[Physics] Gibbs free energy and maximum work

energythermodynamicswork

I'm getting confused between two important results.

The Gibbs free energy is $G = H-TS$
where $H$ is the enthalpy and $S$ is the entropy.
When the temperature and pressure are constant the change in the Gibbs energy represents maximum net work available from the given change in system .

But $dG = VdP-SdT$, so at constant temperature and pressure i'm getting $dG=0$. This is the criteria for phase equilibria.
I'm getting Gibbs free energy change at constant $T$ and $P$ as maximum work in one relation and zero in another. How are these compatible?

Best Answer

There is no contradiction here. The change in Gibbs free energy tells you the maximum extractable work and at constant teperature and pressure $dG = 0$. The conclusion here is that you can extract no work while maintaining a fixed temperature and pressure.

Why is this? Well you have 5 variables in your thermodynamic system $U, p, V, T$ and $S$. We can replace $U$ with $G$ in our list using $G = U +pV - TS$. Now we know from the fundamental relation that \begin{align} G &= G(p,T)\\ V &= \left(\frac{\partial G}{\partial p}\right)_T\\ S &= \left(\frac{\partial G}{\partial T}\right)_p \end{align}

So we have 5 variables and 3 constraint, leaving us with 2 degrees of freedom in our system. If we now impose another 2 constants, say by fixing $p$ and $T$, we have fully defined the state of our system. This means under these conditions we can extract no work because there is no other state we can move to in the transition.

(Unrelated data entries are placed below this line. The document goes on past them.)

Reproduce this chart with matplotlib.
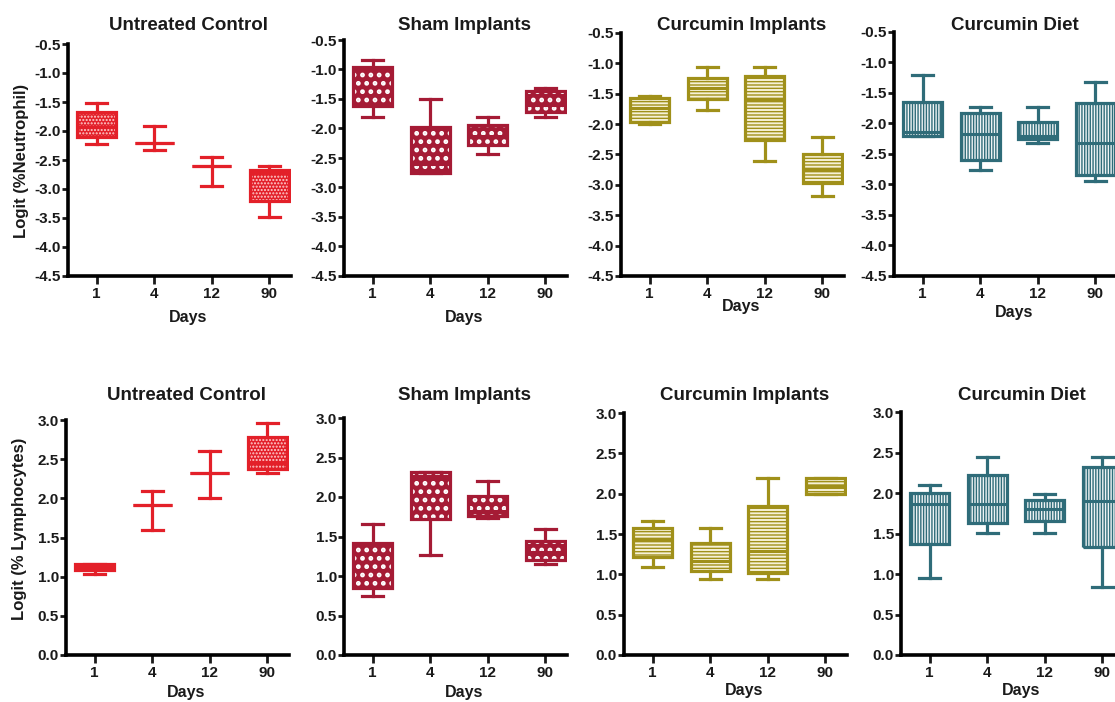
import numpy as np
import matplotlib.pyplot as plt
from matplotlib.patches import PathPatch

plt.rcParams['font.family'] = ['Liberation Sans', 'DejaVu Sans']
plt.rcParams['font.weight'] = 'bold'

days = ['1', '4', '12', '90']
titles = ['Untreated Control', 'Sham Implants', 'Curcumin Implants', 'Curcumin Diet']

# every day: (whisker low, q1, median, q3, whisker high)
neu_control = [(-2.22, -2.10, -1.93, -1.67, -1.52), (-2.32, -2.20, -2.20, -2.20, -1.91),
               (-2.94, -2.60, -2.60, -2.60, -2.44), (-3.48, -3.21, -2.72, -2.67, -2.60)]
neu_sham = [(-1.81, -1.62, -1.30, -0.96, -0.84), (-2.75, -2.75, -2.60, -1.97, -1.50),
            (-2.44, -2.28, -2.12, -1.94, -1.81), (-1.81, -1.72, -1.60, -1.37, -1.31)]
neu_cur_impl = [(-2.00, -1.97, -1.74, -1.57, -1.53), (-1.76, -1.58, -1.40, -1.24, -1.06),
                (-2.60, -2.26, -1.60, -1.21, -1.06), (-3.19, -2.97, -2.76, -2.49, -2.21)]
neu_cur_diet = [(-2.20, -2.20, -2.14, -1.65, -1.20), (-2.76, -2.60, -2.18, -1.82, -1.73),
                (-2.32, -2.26, -2.20, -1.97, -1.73), (-2.95, -2.85, -2.32, -1.66, -1.32)]

lym_control = [(1.04, 1.09, 1.12, 1.16, 1.16), (1.59, 1.91, 1.91, 1.91, 2.10),
               (2.00, 2.32, 2.32, 2.32, 2.60), (2.32, 2.37, 2.45, 2.78, 2.96)]
lym_sham = [(0.75, 0.85, 1.08, 1.42, 1.66), (1.27, 1.72, 2.27, 2.32, 2.32),
            (1.74, 1.76, 1.82, 2.01, 2.20), (1.15, 1.20, 1.30, 1.44, 1.59)]
lym_cur_impl = [(1.09, 1.21, 1.42, 1.58, 1.66), (0.94, 1.04, 1.17, 1.39, 1.58),
                (0.94, 1.02, 1.29, 1.85, 2.20), (1.99, 1.99, 2.10, 2.20, 2.20)]
lym_cur_diet = [(0.95, 1.37, 1.86, 2.00, 2.10), (1.51, 1.63, 1.87, 2.22, 2.45),
                (1.51, 1.65, 1.80, 1.91, 1.99), (0.84, 1.33, 1.90, 2.32, 2.45)]

neu_ticks = [-0.5, -1.0, -1.5, -2.0, -2.5, -3.0, -3.5, -4.0, -4.5]
lym_ticks = [0.0, 0.5, 1.0, 1.5, 2.0, 2.5, 3.0]

colors = ['#e32029', '#a51b35', '#a0901a', '#2f6c79']
fills = ['#e32029', '#a51b35', '#f6f1d6', '#eef3f4']
hatches = ['.....', '..', '-----', '||||||']
hatch_colors = ['#ffd0d0', 'white', '#a0901a', '#2f6c79']
hatch_widths = [1.0, 2.2, 1.0, 1.0]

W, H = 1115, 702
fig = plt.figure(figsize=(W / 100, H / 100), dpi=100)


def make_axes(left, top, bottom, width=223):
    return fig.add_axes([left / W, 1 - bottom / H, width / W, (bottom - top) / H])


def draw_panel(ax, data, k, ylim, yticks):
    stats = [dict(whislo=d[0], q1=d[1], med=d[2], q3=d[3], whishi=d[4], label=day)
             for d, day in zip(data, days)]
    col = colors[k]
    art = ax.bxp(stats, positions=[1, 2, 3, 4], widths=0.68, capwidths=0.36,
                 patch_artist=True, showfliers=False,
                 boxprops=dict(facecolor='none', edgecolor=col, linewidth=2.3, zorder=3),
                 medianprops=dict(color=col, linewidth=2.2, zorder=3),
                 whiskerprops=dict(color=col, linewidth=2.3),
                 capprops=dict(color=col, linewidth=2.3))
    for box in art['boxes']:
        ax.add_patch(PathPatch(box.get_path(), facecolor=fills[k], edgecolor='none', zorder=1.5))
        with plt.rc_context({'hatch.linewidth': hatch_widths[k]}):
            hp = PathPatch(box.get_path(), facecolor='none', edgecolor=hatch_colors[k],
                           lw=0, hatch=hatches[k], zorder=1.6)
        ax.add_patch(hp)
    ax.set_xlim(0.5, 4.38)
    ax.set_ylim(*ylim)
    ax.set_yticks(yticks)
    ax.set_yticklabels([f'{t:.1f}' for t in yticks])
    ax.spines[['top', 'right']].set_visible(False)
    ax.spines[['left', 'bottom']].set_linewidth(2.6)
    ax.tick_params(axis='both', direction='out', width=2, labelsize=11, colors='#1a1a1a')
    ax.tick_params(axis='y', length=4, pad=1)
    ax.tick_params(axis='x', length=6, pad=2)
    ax.patch.set_alpha(0)


top_rows = [neu_control, neu_sham, neu_cur_impl, neu_cur_diet]
bot_rows = [lym_control, lym_sham, lym_cur_impl, lym_cur_diet]

top_left = [68, 344, 621, 894]
top_top = [44, 40, 33, 32]
bot_left = [66, 344, 624, 901]
bot_top = [420, 418, 413, 412]
days_y_top = [318, 318, 307, 312]
days_y_bot = [692, 692, 691, 691]

for k in range(4):
    ax = make_axes(top_left[k], top_top[k], 276)
    draw_panel(ax, top_rows[k], k, (-4.5, -0.5), neu_ticks)
    pos = ax.get_position()
    fig.text(pos.x0 + 0.54 * pos.width, 1 - 25 / H, titles[k], ha='center', va='center',
             fontsize=13.5, color='#1a1a1a')
    fig.text(pos.x0 + 0.54 * pos.width, 1 - days_y_top[k] / H, 'Days', ha='center', va='center',
             fontsize=11.5, color='#1a1a1a')

    ax = make_axes(bot_left[k], bot_top[k], 655)
    draw_panel(ax, bot_rows[k], k, (0.0, 3.0), lym_ticks)
    pos = ax.get_position()
    fig.text(pos.x0 + 0.54 * pos.width, 1 - 395 / H, titles[k], ha='center', va='center',
             fontsize=13.5, color='#1a1a1a')
    fig.text(pos.x0 + 0.54 * pos.width, 1 - days_y_bot[k] / H, 'Days', ha='center', va='center',
             fontsize=11.5, color='#1a1a1a')

fig.text(22 / W, 1 - 161 / H, 'Logit (%Neutrophil)', rotation=90, ha='center', va='center',
         fontsize=12, color='#1a1a1a')
fig.text(20 / W, 1 - 529 / H, 'Logit (% Lymphocytes)', rotation=90, ha='center', va='center',
         fontsize=12, color='#1a1a1a')

fig.savefig('out.png', dpi=100)
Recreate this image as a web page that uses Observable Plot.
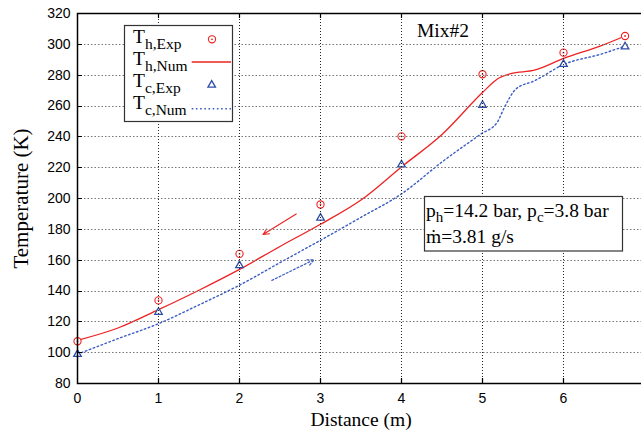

If we do want to extract some useful work from our system there are 2 things we can do; either we can relax one of our constraints, say by allowing temperature to vary, or we can introduce additional physical degrees of freedom to the system, for example by allowing particle number to vary, and modify the expression for the change in $G$ accordingly, as @higgsss describes in they're answer.